##### SUPPLIED MATERIAL #####

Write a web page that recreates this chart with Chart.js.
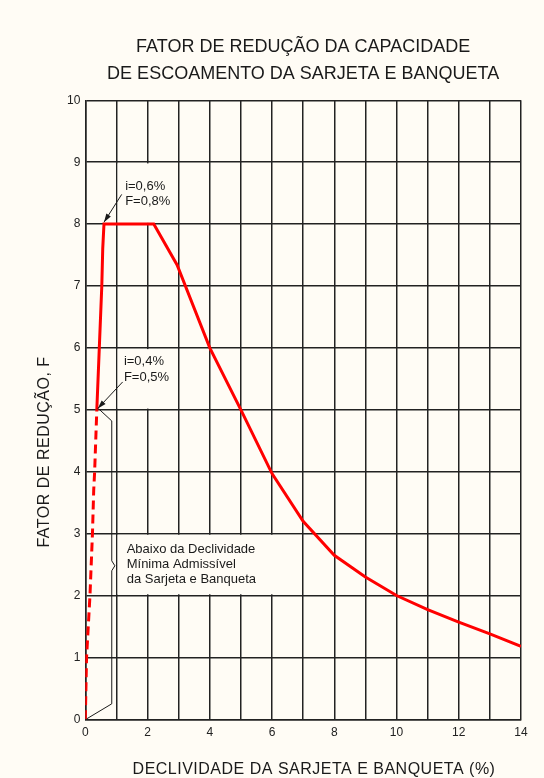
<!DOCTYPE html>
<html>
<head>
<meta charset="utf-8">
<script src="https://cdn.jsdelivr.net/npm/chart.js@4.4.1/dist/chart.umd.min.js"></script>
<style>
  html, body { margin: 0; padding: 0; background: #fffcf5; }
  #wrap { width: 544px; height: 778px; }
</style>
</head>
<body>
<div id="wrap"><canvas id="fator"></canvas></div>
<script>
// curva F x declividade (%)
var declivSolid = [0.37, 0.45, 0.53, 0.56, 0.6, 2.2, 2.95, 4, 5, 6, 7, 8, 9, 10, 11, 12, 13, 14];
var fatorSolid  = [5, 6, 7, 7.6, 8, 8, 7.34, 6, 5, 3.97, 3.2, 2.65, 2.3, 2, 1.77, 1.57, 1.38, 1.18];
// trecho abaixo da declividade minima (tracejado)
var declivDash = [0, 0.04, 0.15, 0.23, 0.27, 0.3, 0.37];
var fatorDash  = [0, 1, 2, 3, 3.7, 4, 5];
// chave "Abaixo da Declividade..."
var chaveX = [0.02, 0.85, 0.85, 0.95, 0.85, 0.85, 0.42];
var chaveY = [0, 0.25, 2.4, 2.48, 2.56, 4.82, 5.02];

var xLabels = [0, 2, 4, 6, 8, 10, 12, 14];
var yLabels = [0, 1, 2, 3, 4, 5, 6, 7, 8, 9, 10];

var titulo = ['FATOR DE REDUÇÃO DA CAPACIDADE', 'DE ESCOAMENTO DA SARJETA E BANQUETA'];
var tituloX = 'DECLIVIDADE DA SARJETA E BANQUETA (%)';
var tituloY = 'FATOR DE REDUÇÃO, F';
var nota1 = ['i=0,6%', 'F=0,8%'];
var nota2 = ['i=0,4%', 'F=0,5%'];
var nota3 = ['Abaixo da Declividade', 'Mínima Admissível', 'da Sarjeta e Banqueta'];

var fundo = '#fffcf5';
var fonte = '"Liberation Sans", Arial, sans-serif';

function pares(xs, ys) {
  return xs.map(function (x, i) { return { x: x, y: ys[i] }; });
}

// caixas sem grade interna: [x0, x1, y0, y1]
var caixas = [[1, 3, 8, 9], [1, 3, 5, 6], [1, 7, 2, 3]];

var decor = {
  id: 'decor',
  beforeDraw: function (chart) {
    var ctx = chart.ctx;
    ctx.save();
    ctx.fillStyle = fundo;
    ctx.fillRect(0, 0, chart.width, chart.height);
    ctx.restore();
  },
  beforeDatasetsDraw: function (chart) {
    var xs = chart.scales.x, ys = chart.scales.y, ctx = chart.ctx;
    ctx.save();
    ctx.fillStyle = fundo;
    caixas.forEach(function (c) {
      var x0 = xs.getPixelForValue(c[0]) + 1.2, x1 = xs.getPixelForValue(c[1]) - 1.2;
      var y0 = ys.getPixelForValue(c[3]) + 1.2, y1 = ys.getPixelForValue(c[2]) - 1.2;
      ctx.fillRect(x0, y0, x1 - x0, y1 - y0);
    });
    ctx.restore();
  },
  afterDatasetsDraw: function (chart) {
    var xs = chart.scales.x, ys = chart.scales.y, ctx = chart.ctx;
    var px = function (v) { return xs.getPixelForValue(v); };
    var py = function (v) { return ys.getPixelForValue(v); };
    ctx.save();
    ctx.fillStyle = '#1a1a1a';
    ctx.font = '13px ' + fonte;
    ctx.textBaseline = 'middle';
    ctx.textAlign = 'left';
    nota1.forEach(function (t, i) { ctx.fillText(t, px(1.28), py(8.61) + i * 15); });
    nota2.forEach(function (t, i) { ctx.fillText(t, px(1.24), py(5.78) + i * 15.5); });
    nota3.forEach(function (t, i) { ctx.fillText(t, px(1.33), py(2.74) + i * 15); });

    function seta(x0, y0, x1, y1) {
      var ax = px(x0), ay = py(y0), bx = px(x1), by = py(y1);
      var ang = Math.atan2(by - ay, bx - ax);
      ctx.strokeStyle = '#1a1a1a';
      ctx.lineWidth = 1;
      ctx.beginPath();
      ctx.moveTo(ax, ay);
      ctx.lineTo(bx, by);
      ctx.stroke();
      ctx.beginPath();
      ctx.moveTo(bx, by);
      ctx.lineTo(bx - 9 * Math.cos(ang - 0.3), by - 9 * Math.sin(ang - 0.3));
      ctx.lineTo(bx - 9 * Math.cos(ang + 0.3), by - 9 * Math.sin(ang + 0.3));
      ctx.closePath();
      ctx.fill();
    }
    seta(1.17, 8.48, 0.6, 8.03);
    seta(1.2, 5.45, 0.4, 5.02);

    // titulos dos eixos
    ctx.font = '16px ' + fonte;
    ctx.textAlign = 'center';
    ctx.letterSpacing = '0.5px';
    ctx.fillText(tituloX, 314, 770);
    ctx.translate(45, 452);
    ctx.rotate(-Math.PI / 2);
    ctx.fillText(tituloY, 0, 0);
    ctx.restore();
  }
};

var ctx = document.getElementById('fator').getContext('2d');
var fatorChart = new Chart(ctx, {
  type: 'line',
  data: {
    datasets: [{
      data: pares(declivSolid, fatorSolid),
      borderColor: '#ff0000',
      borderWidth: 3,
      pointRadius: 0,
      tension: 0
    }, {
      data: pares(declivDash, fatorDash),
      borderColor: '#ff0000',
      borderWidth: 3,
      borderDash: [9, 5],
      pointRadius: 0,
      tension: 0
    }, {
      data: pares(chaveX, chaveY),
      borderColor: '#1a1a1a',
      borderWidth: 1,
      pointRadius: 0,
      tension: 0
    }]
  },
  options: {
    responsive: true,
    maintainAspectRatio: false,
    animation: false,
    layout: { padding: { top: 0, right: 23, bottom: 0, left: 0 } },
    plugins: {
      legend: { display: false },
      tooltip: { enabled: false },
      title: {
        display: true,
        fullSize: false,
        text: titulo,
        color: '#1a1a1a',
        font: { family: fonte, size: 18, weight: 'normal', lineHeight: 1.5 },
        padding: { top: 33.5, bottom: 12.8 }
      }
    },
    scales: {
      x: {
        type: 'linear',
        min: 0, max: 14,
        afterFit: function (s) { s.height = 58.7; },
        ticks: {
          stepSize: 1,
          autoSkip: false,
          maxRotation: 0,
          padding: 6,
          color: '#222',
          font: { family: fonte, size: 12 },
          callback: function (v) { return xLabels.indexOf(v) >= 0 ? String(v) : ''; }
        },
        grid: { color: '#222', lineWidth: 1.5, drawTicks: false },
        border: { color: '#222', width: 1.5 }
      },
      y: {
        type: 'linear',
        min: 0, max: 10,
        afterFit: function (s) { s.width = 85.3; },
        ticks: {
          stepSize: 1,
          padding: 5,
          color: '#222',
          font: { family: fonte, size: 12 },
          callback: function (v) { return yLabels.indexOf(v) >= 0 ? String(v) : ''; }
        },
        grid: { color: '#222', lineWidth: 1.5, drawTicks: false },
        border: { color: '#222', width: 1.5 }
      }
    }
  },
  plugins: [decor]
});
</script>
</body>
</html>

#####

* **WHAT IS BEING ASKED**
Repeat the material above in full and exactly, apart from the pictures.

* **WRITTEN ANSWER**
Write a web page that recreates this chart with Chart.js.
<!DOCTYPE html>
<html>
<head>
<meta charset="utf-8">
<script src="https://cdn.jsdelivr.net/npm/chart.js@4.4.1/dist/chart.umd.min.js"></script>
<style>
  html, body { margin: 0; padding: 0; background: #fffcf5; }
  #wrap { width: 544px; height: 778px; }
</style>
</head>
<body>
<div id="wrap"><canvas id="fator"></canvas></div>
<script>
// curva F x declividade (%)
var declivSolid = [0.37, 0.45, 0.53, 0.56, 0.6, 2.2, 2.95, 4, 5, 6, 7, 8, 9, 10, 11, 12, 13, 14];
var fatorSolid  = [5, 6, 7, 7.6, 8, 8, 7.34, 6, 5, 3.97, 3.2, 2.65, 2.3, 2, 1.77, 1.57, 1.38, 1.18];
// trecho abaixo da declividade minima (tracejado)
var declivDash = [0, 0.04, 0.15, 0.23, 0.27, 0.3, 0.37];
var fatorDash  = [0, 1, 2, 3, 3.7, 4, 5];
// chave "Abaixo da Declividade..."
var chaveX = [0.02, 0.85, 0.85, 0.95, 0.85, 0.85, 0.42];
var chaveY = [0, 0.25, 2.4, 2.48, 2.56, 4.82, 5.02];

var xLabels = [0, 2, 4, 6, 8, 10, 12, 14];
var yLabels = [0, 1, 2, 3, 4, 5, 6, 7, 8, 9, 10];

var titulo = ['FATOR DE REDUÇÃO DA CAPACIDADE', 'DE ESCOAMENTO DA SARJETA E BANQUETA'];
var tituloX = 'DECLIVIDADE DA SARJETA E BANQUETA (%)';
var tituloY = 'FATOR DE REDUÇÃO, F';
var nota1 = ['i=0,6%', 'F=0,8%'];
var nota2 = ['i=0,4%', 'F=0,5%'];
var nota3 = ['Abaixo da Declividade', 'Mínima Admissível', 'da Sarjeta e Banqueta'];

var fundo = '#fffcf5';
var fonte = '"Liberation Sans", Arial, sans-serif';

function pares(xs, ys) {
  return xs.map(function (x, i) { return { x: x, y: ys[i] }; });
}

// caixas sem grade interna: [x0, x1, y0, y1]
var caixas = [[1, 3, 8, 9], [1, 3, 5, 6], [1, 7, 2, 3]];

var decor = {
  id: 'decor',
  beforeDraw: function (chart) {
    var ctx = chart.ctx;
    ctx.save();
    ctx.fillStyle = fundo;
    ctx.fillRect(0, 0, chart.width, chart.height);
    ctx.restore();
  },
  beforeDatasetsDraw: function (chart) {
    var xs = chart.scales.x, ys = chart.scales.y, ctx = chart.ctx;
    ctx.save();
    ctx.fillStyle = fundo;
    caixas.forEach(function (c) {
      var x0 = xs.getPixelForValue(c[0]) + 1.2, x1 = xs.getPixelForValue(c[1]) - 1.2;
      var y0 = ys.getPixelForValue(c[3]) + 1.2, y1 = ys.getPixelForValue(c[2]) - 1.2;
      ctx.fillRect(x0, y0, x1 - x0, y1 - y0);
    });
    ctx.restore();
  },
  afterDatasetsDraw: function (chart) {
    var xs = chart.scales.x, ys = chart.scales.y, ctx = chart.ctx;
    var px = function (v) { return xs.getPixelForValue(v); };
    var py = function (v) { return ys.getPixelForValue(v); };
    ctx.save();
    ctx.fillStyle = '#1a1a1a';
    ctx.font = '13px ' + fonte;
    ctx.textBaseline = 'middle';
    ctx.textAlign = 'left';
    nota1.forEach(function (t, i) { ctx.fillText(t, px(1.28), py(8.61) + i * 15); });
    nota2.forEach(function (t, i) { ctx.fillText(t, px(1.24), py(5.78) + i * 15.5); });
    nota3.forEach(function (t, i) { ctx.fillText(t, px(1.33), py(2.74) + i * 15); });

    function seta(x0, y0, x1, y1) {
      var ax = px(x0), ay = py(y0), bx = px(x1), by = py(y1);
      var ang = Math.atan2(by - ay, bx - ax);
      ctx.strokeStyle = '#1a1a1a';
      ctx.lineWidth = 1;
      ctx.beginPath();
      ctx.moveTo(ax, ay);
      ctx.lineTo(bx, by);
      ctx.stroke();
      ctx.beginPath();
      ctx.moveTo(bx, by);
      ctx.lineTo(bx - 9 * Math.cos(ang - 0.3), by - 9 * Math.sin(ang - 0.3));
      ctx.lineTo(bx - 9 * Math.cos(ang + 0.3), by - 9 * Math.sin(ang + 0.3));
      ctx.closePath();
      ctx.fill();
    }
    seta(1.17, 8.48, 0.6, 8.03);
    seta(1.2, 5.45, 0.4, 5.02);

    // titulos dos eixos
    ctx.font = '16px ' + fonte;
    ctx.textAlign = 'center';
    ctx.letterSpacing = '0.5px';
    ctx.fillText(tituloX, 314, 770);
    ctx.translate(45, 452);
    ctx.rotate(-Math.PI / 2);
    ctx.fillText(tituloY, 0, 0);
    ctx.restore();
  }
};

var ctx = document.getElementById('fator').getContext('2d');
var fatorChart = new Chart(ctx, {
  type: 'line',
  data: {
    datasets: [{
      data: pares(declivSolid, fatorSolid),
      borderColor: '#ff0000',
      borderWidth: 3,
      pointRadius: 0,
      tension: 0
    }, {
      data: pares(declivDash, fatorDash),
      borderColor: '#ff0000',
      borderWidth: 3,
      borderDash: [9, 5],
      pointRadius: 0,
      tension: 0
    }, {
      data: pares(chaveX, chaveY),
      borderColor: '#1a1a1a',
      borderWidth: 1,
      pointRadius: 0,
      tension: 0
    }]
  },
  options: {
    responsive: true,
    maintainAspectRatio: false,
    animation: false,
    layout: { padding: { top: 0, right: 23, bottom: 0, left: 0 } },
    plugins: {
      legend: { display: false },
      tooltip: { enabled: false },
      title: {
        display: true,
        fullSize: false,
        text: titulo,
        color: '#1a1a1a',
        font: { family: fonte, size: 18, weight: 'normal', lineHeight: 1.5 },
        padding: { top: 33.5, bottom: 12.8 }
      }
    },
    scales: {
      x: {
        type: 'linear',
        min: 0, max: 14,
        afterFit: function (s) { s.height = 58.7; },
        ticks: {
          stepSize: 1,
          autoSkip: false,
          maxRotation: 0,
          padding: 6,
          color: '#222',
          font: { family: fonte, size: 12 },
          callback: function (v) { return xLabels.indexOf(v) >= 0 ? String(v) : ''; }
        },
        grid: { color: '#222', lineWidth: 1.5, drawTicks: false },
        border: { color: '#222', width: 1.5 }
      },
      y: {
        type: 'linear',
        min: 0, max: 10,
        afterFit: function (s) { s.width = 85.3; },
        ticks: {
          stepSize: 1,
          padding: 5,
          color: '#222',
          font: { family: fonte, size: 12 },
          callback: function (v) { return yLabels.indexOf(v) >= 0 ? String(v) : ''; }
        },
        grid: { color: '#222', lineWidth: 1.5, drawTicks: false },
        border: { color: '#222', width: 1.5 }
      }
    }
  },
  plugins: [decor]
});
</script>
</body>
</html>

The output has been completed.